--- Begin ---

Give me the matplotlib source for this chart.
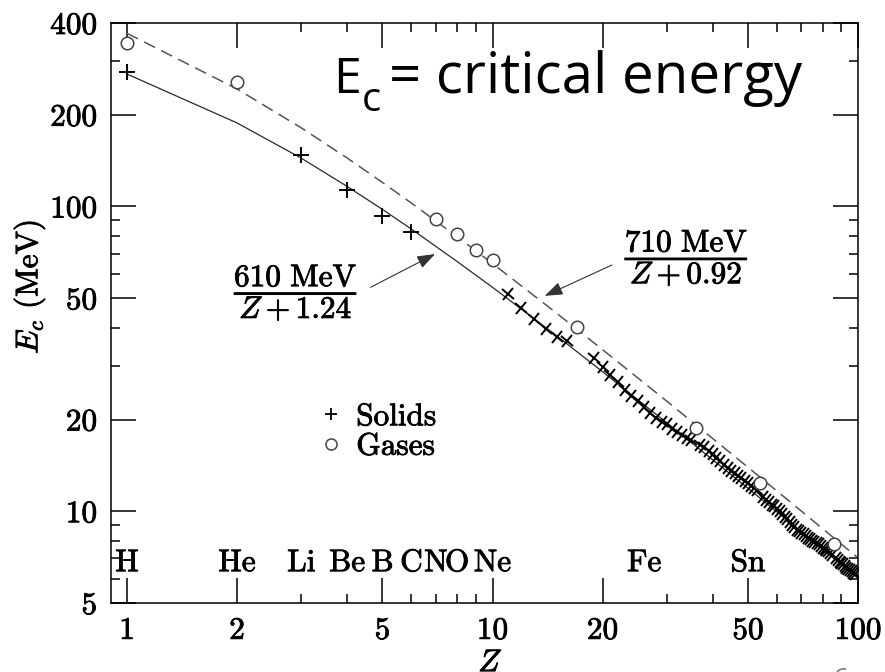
"""Critical energy vs Z, log-log, with the two Ec fits."""

import matplotlib
matplotlib.use("Agg")
import matplotlib.pyplot as plt
import matplotlib.patheffects as pe
from matplotlib.lines import Line2D
from matplotlib.markers import MarkerStyle
from matplotlib.transforms import Affine2D


# values
GAS_Z = [1, 2, 7, 8, 9, 10, 17, 36, 54, 86]
GAS_EC = [343, 256, 91.2, 81.5, 72.2, 66.5, 40.1, 18.8, 12.4, 7.8]

LIGHT_Z = [1, 3, 4, 5, 6]
LIGHT_EC = [277, 147, 113, 93, 82.5]

HEAVY_Z = (list(range(11, 17)) + list(range(19, 36)) + list(range(37, 54))
           + list(range(55, 86)) + list(range(87, 99)))
HEAVY_EC = [
    51.5, 46.4, 42.7, 39.6, 37.4, 36.1,
    31.9, 29.7, 28.0, 26.5, 25.0, 23.9, 23.0, 21.9, 21.0, 20.2, 19.6, 19.3,
    18.6, 18.2, 17.8, 17.4, 17.1,
    16.5, 16.2, 15.8, 15.4, 15.0, 14.6, 14.2, 13.9, 13.6, 13.4, 13.1, 12.9,
    12.6, 12.4, 12.1, 11.9, 11.7,
    11.1, 10.9, 10.7, 10.5, 10.4, 10.2, 10.0, 9.8, 9.6, 9.4, 9.2, 9.0, 8.85,
    8.7, 8.6, 8.5, 8.4, 8.3, 8.2, 8.1, 8.0, 7.9, 7.85, 7.78, 7.7, 7.6, 7.5,
    7.45, 7.4, 7.3, 7.2,
    7.0, 6.9, 6.8, 6.75, 6.7, 6.6, 6.5, 6.45, 6.4, 6.35, 6.28, 6.22,
]

FIT_Z = [1, 2, 3, 4, 5, 6, 8, 10, 15, 20, 30, 50, 70, 100]
SOLID_FIT = [272, 188, 144, 116.4, 97.8, 84.3, 66.0, 54.3, 37.6, 28.7, 19.5,
             11.9, 8.56, 6.02]
GAS_FIT = [370, 243, 181, 144.3, 119.9, 102.6, 79.6, 65.0, 44.6, 33.9, 22.96,
           13.94, 10.01, 7.03]

ELEMENTS = ["H", "He", "Li", "Be", "B", "C", "N", "O", "Ne", "Fe", "Sn"]
ELEMENT_Z = [1, 2, 3, 4, 5, 6, 7, 8, 10, 26, 50]

X_MAJOR = [1, 2, 5, 10, 20, 50, 100]
X_MINOR = [3, 4, 6, 7, 8, 9, 30, 40, 60, 70, 80, 90]
Y_MAJOR = [5, 10, 20, 50, 100, 200, 400]
Y_MINOR = [6, 7, 8, 9, 30, 40, 60, 70, 80, 90, 300]

FS = 22.5
INK = [pe.withStroke(linewidth=0.6, foreground="black")]

plt.rcParams.update({
    "font.family": "serif",
    "font.serif": ["cmr10"],
    "mathtext.fontset": "cm",
    "axes.unicode_minus": False,
    "axes.linewidth": 1.1,
})

fig = plt.figure(figsize=(8.85, 6.72), dpi=100)
ax = fig.add_axes([111 / 885, 1 - 603 / 672, 747 / 885, 580 / 672])
ax.set_xscale("log")
ax.set_yscale("log")
ax.set_xlim(0.904, 100)
ax.set_ylim(5, 400)

ax.plot(FIT_Z, SOLID_FIT, color="#2a2a2a", lw=0.9, zorder=2)
ax.plot(FIT_Z, GAS_FIT, color="#555555", lw=1.1, dashes=(8, 4.5), zorder=2)

ax.plot(LIGHT_Z, LIGHT_EC, ls="none", marker="+", ms=11, mew=1.4,
        color="black", zorder=3)
tilted = MarkerStyle("+", transform=Affine2D().rotate_deg(-39))
ax.plot(HEAVY_Z, HEAVY_EC, ls="none", marker=tilted, ms=10.5, mew=1.4,
        color="black", zorder=3)
ax.plot(GAS_Z, GAS_EC, ls="none", marker="o", ms=9, mew=1.1, mfc="white",
        mec="#444444", zorder=4)

for name, z in zip(ELEMENTS, ELEMENT_Z):
    ax.text(z, 6.36, name, ha="center", va="baseline", fontsize=FS,
            path_effects=INK)

ax.set_xticks(X_MAJOR, [str(v) for v in X_MAJOR], fontsize=FS)
ax.set_xticks(X_MINOR, minor=True)
ax.set_yticks(Y_MAJOR, [str(v) for v in Y_MAJOR], fontsize=FS)
ax.set_yticks(Y_MINOR, minor=True)
ax.xaxis.set_minor_formatter(plt.NullFormatter())
ax.yaxis.set_minor_formatter(plt.NullFormatter())
ax.tick_params(which="both", direction="in", top=True, right=True, width=1.1)
ax.tick_params(which="major", length=18, pad=10)
ax.tick_params(which="minor", length=6.5)
for lab in ax.get_xticklabels() + ax.get_yticklabels():
    lab.set_path_effects(INK)

ax.set_xlabel("$Z$", fontsize=FS, path_effects=INK)
ax.xaxis.set_label_coords(0.508, -0.080)
ax.set_ylabel("$E_c$ (MeV)", fontsize=FS, path_effects=INK)
ax.yaxis.set_label_coords(-0.085, 0.545)

handles = [
    Line2D([], [], ls="none", marker="+", ms=8.5, mew=1.3, color="black"),
    Line2D([], [], ls="none", marker="o", ms=8, mew=1.1, mfc="white",
           mec="#444444"),
]
leg = ax.legend(handles, ["Solids", "Gases"], loc="upper left",
                bbox_to_anchor=(0.253, 0.382), frameon=False, fontsize=FS,
                handlelength=0.6, handletextpad=0.5, labelspacing=0.05,
                borderpad=0.2)
for t in leg.get_texts():
    t.set_path_effects(INK)

arrow = dict(arrowstyle="-|>,head_length=0.55,head_width=0.2",
             mutation_scale=20, color="#333333", lw=0.8, shrinkA=8, shrinkB=0)
ax.annotate(r"$\dfrac{610\ \mathrm{MeV}}{Z+1.24}$", xy=(6.96, 69.8),
            xytext=(2.90, 51.7), ha="center", va="center", fontsize=FS,
            path_effects=INK, arrowprops=dict(arrow, relpos=(1.0, 0.5)))
ax.annotate(r"$\dfrac{710\ \mathrm{MeV}}{Z+0.92}$", xy=(13.9, 50.9),
            xytext=(34.0, 67.2), ha="center", va="center", fontsize=FS,
            path_effects=INK, arrowprops=dict(arrow, relpos=(0.0, 0.5)))

# slide title, drawn in pixel coordinates (origin bottom-left), pieces chained
TITLE_SIZE = 36
title_kw = dict(family="Open Sans", color="black", va="baseline",
                transform=None)
renderer = fig.canvas.get_renderer()
e_txt = fig.text(333, 672 - 93, "E", fontsize=TITLE_SIZE, **title_kw)
x = e_txt.get_window_extent(renderer).x1 + 1
c_txt = fig.text(x, 672 - 111, "c", fontsize=TITLE_SIZE * 0.8, **title_kw)
x = c_txt.get_window_extent(renderer).x1 + 8
rest = fig.text(x, 672 - 93, "= critical energy", fontsize=TITLE_SIZE,
                **title_kw)
width = rest.get_window_extent(renderer).width
rest.set_fontsize(TITLE_SIZE * (801 - x) / width)
fig.text(832, 5, "6", fontsize=20, family="Open Sans", color="#8a8a8a",
         va="top", transform=None)

fig.savefig("out.png", dpi=100)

--- End ---

WHAT YOU ARE ASKED TO DO
Output the data exactly. Pictures don't belong in the result.

RESPONSE
Give me the matplotlib source for this chart.
"""Critical energy vs Z, log-log, with the two Ec fits."""

import matplotlib
matplotlib.use("Agg")
import matplotlib.pyplot as plt
import matplotlib.patheffects as pe
from matplotlib.lines import Line2D
from matplotlib.markers import MarkerStyle
from matplotlib.transforms import Affine2D


# values
GAS_Z = [1, 2, 7, 8, 9, 10, 17, 36, 54, 86]
GAS_EC = [343, 256, 91.2, 81.5, 72.2, 66.5, 40.1, 18.8, 12.4, 7.8]

LIGHT_Z = [1, 3, 4, 5, 6]
LIGHT_EC = [277, 147, 113, 93, 82.5]

HEAVY_Z = (list(range(11, 17)) + list(range(19, 36)) + list(range(37, 54))
           + list(range(55, 86)) + list(range(87, 99)))
HEAVY_EC = [
    51.5, 46.4, 42.7, 39.6, 37.4, 36.1,
    31.9, 29.7, 28.0, 26.5, 25.0, 23.9, 23.0, 21.9, 21.0, 20.2, 19.6, 19.3,
    18.6, 18.2, 17.8, 17.4, 17.1,
    16.5, 16.2, 15.8, 15.4, 15.0, 14.6, 14.2, 13.9, 13.6, 13.4, 13.1, 12.9,
    12.6, 12.4, 12.1, 11.9, 11.7,
    11.1, 10.9, 10.7, 10.5, 10.4, 10.2, 10.0, 9.8, 9.6, 9.4, 9.2, 9.0, 8.85,
    8.7, 8.6, 8.5, 8.4, 8.3, 8.2, 8.1, 8.0, 7.9, 7.85, 7.78, 7.7, 7.6, 7.5,
    7.45, 7.4, 7.3, 7.2,
    7.0, 6.9, 6.8, 6.75, 6.7, 6.6, 6.5, 6.45, 6.4, 6.35, 6.28, 6.22,
]

FIT_Z = [1, 2, 3, 4, 5, 6, 8, 10, 15, 20, 30, 50, 70, 100]
SOLID_FIT = [272, 188, 144, 116.4, 97.8, 84.3, 66.0, 54.3, 37.6, 28.7, 19.5,
             11.9, 8.56, 6.02]
GAS_FIT = [370, 243, 181, 144.3, 119.9, 102.6, 79.6, 65.0, 44.6, 33.9, 22.96,
           13.94, 10.01, 7.03]

ELEMENTS = ["H", "He", "Li", "Be", "B", "C", "N", "O", "Ne", "Fe", "Sn"]
ELEMENT_Z = [1, 2, 3, 4, 5, 6, 7, 8, 10, 26, 50]

X_MAJOR = [1, 2, 5, 10, 20, 50, 100]
X_MINOR = [3, 4, 6, 7, 8, 9, 30, 40, 60, 70, 80, 90]
Y_MAJOR = [5, 10, 20, 50, 100, 200, 400]
Y_MINOR = [6, 7, 8, 9, 30, 40, 60, 70, 80, 90, 300]

FS = 22.5
INK = [pe.withStroke(linewidth=0.6, foreground="black")]

plt.rcParams.update({
    "font.family": "serif",
    "font.serif": ["cmr10"],
    "mathtext.fontset": "cm",
    "axes.unicode_minus": False,
    "axes.linewidth": 1.1,
})

fig = plt.figure(figsize=(8.85, 6.72), dpi=100)
ax = fig.add_axes([111 / 885, 1 - 603 / 672, 747 / 885, 580 / 672])
ax.set_xscale("log")
ax.set_yscale("log")
ax.set_xlim(0.904, 100)
ax.set_ylim(5, 400)

ax.plot(FIT_Z, SOLID_FIT, color="#2a2a2a", lw=0.9, zorder=2)
ax.plot(FIT_Z, GAS_FIT, color="#555555", lw=1.1, dashes=(8, 4.5), zorder=2)

ax.plot(LIGHT_Z, LIGHT_EC, ls="none", marker="+", ms=11, mew=1.4,
        color="black", zorder=3)
tilted = MarkerStyle("+", transform=Affine2D().rotate_deg(-39))
ax.plot(HEAVY_Z, HEAVY_EC, ls="none", marker=tilted, ms=10.5, mew=1.4,
        color="black", zorder=3)
ax.plot(GAS_Z, GAS_EC, ls="none", marker="o", ms=9, mew=1.1, mfc="white",
        mec="#444444", zorder=4)

for name, z in zip(ELEMENTS, ELEMENT_Z):
    ax.text(z, 6.36, name, ha="center", va="baseline", fontsize=FS,
            path_effects=INK)

ax.set_xticks(X_MAJOR, [str(v) for v in X_MAJOR], fontsize=FS)
ax.set_xticks(X_MINOR, minor=True)
ax.set_yticks(Y_MAJOR, [str(v) for v in Y_MAJOR], fontsize=FS)
ax.set_yticks(Y_MINOR, minor=True)
ax.xaxis.set_minor_formatter(plt.NullFormatter())
ax.yaxis.set_minor_formatter(plt.NullFormatter())
ax.tick_params(which="both", direction="in", top=True, right=True, width=1.1)
ax.tick_params(which="major", length=18, pad=10)
ax.tick_params(which="minor", length=6.5)
for lab in ax.get_xticklabels() + ax.get_yticklabels():
    lab.set_path_effects(INK)

ax.set_xlabel("$Z$", fontsize=FS, path_effects=INK)
ax.xaxis.set_label_coords(0.508, -0.080)
ax.set_ylabel("$E_c$ (MeV)", fontsize=FS, path_effects=INK)
ax.yaxis.set_label_coords(-0.085, 0.545)

handles = [
    Line2D([], [], ls="none", marker="+", ms=8.5, mew=1.3, color="black"),
    Line2D([], [], ls="none", marker="o", ms=8, mew=1.1, mfc="white",
           mec="#444444"),
]
leg = ax.legend(handles, ["Solids", "Gases"], loc="upper left",
                bbox_to_anchor=(0.253, 0.382), frameon=False, fontsize=FS,
                handlelength=0.6, handletextpad=0.5, labelspacing=0.05,
                borderpad=0.2)
for t in leg.get_texts():
    t.set_path_effects(INK)

arrow = dict(arrowstyle="-|>,head_length=0.55,head_width=0.2",
             mutation_scale=20, color="#333333", lw=0.8, shrinkA=8, shrinkB=0)
ax.annotate(r"$\dfrac{610\ \mathrm{MeV}}{Z+1.24}$", xy=(6.96, 69.8),
            xytext=(2.90, 51.7), ha="center", va="center", fontsize=FS,
            path_effects=INK, arrowprops=dict(arrow, relpos=(1.0, 0.5)))
ax.annotate(r"$\dfrac{710\ \mathrm{MeV}}{Z+0.92}$", xy=(13.9, 50.9),
            xytext=(34.0, 67.2), ha="center", va="center", fontsize=FS,
            path_effects=INK, arrowprops=dict(arrow, relpos=(0.0, 0.5)))

# slide title, drawn in pixel coordinates (origin bottom-left), pieces chained
TITLE_SIZE = 36
title_kw = dict(family="Open Sans", color="black", va="baseline",
                transform=None)
renderer = fig.canvas.get_renderer()
e_txt = fig.text(333, 672 - 93, "E", fontsize=TITLE_SIZE, **title_kw)
x = e_txt.get_window_extent(renderer).x1 + 1
c_txt = fig.text(x, 672 - 111, "c", fontsize=TITLE_SIZE * 0.8, **title_kw)
x = c_txt.get_window_extent(renderer).x1 + 8
rest = fig.text(x, 672 - 93, "= critical energy", fontsize=TITLE_SIZE,
                **title_kw)
width = rest.get_window_extent(renderer).width
rest.set_fontsize(TITLE_SIZE * (801 - x) / width)
fig.text(832, 5, "6", fontsize=20, family="Open Sans", color="#8a8a8a",
         va="top", transform=None)

fig.savefig("out.png", dpi=100)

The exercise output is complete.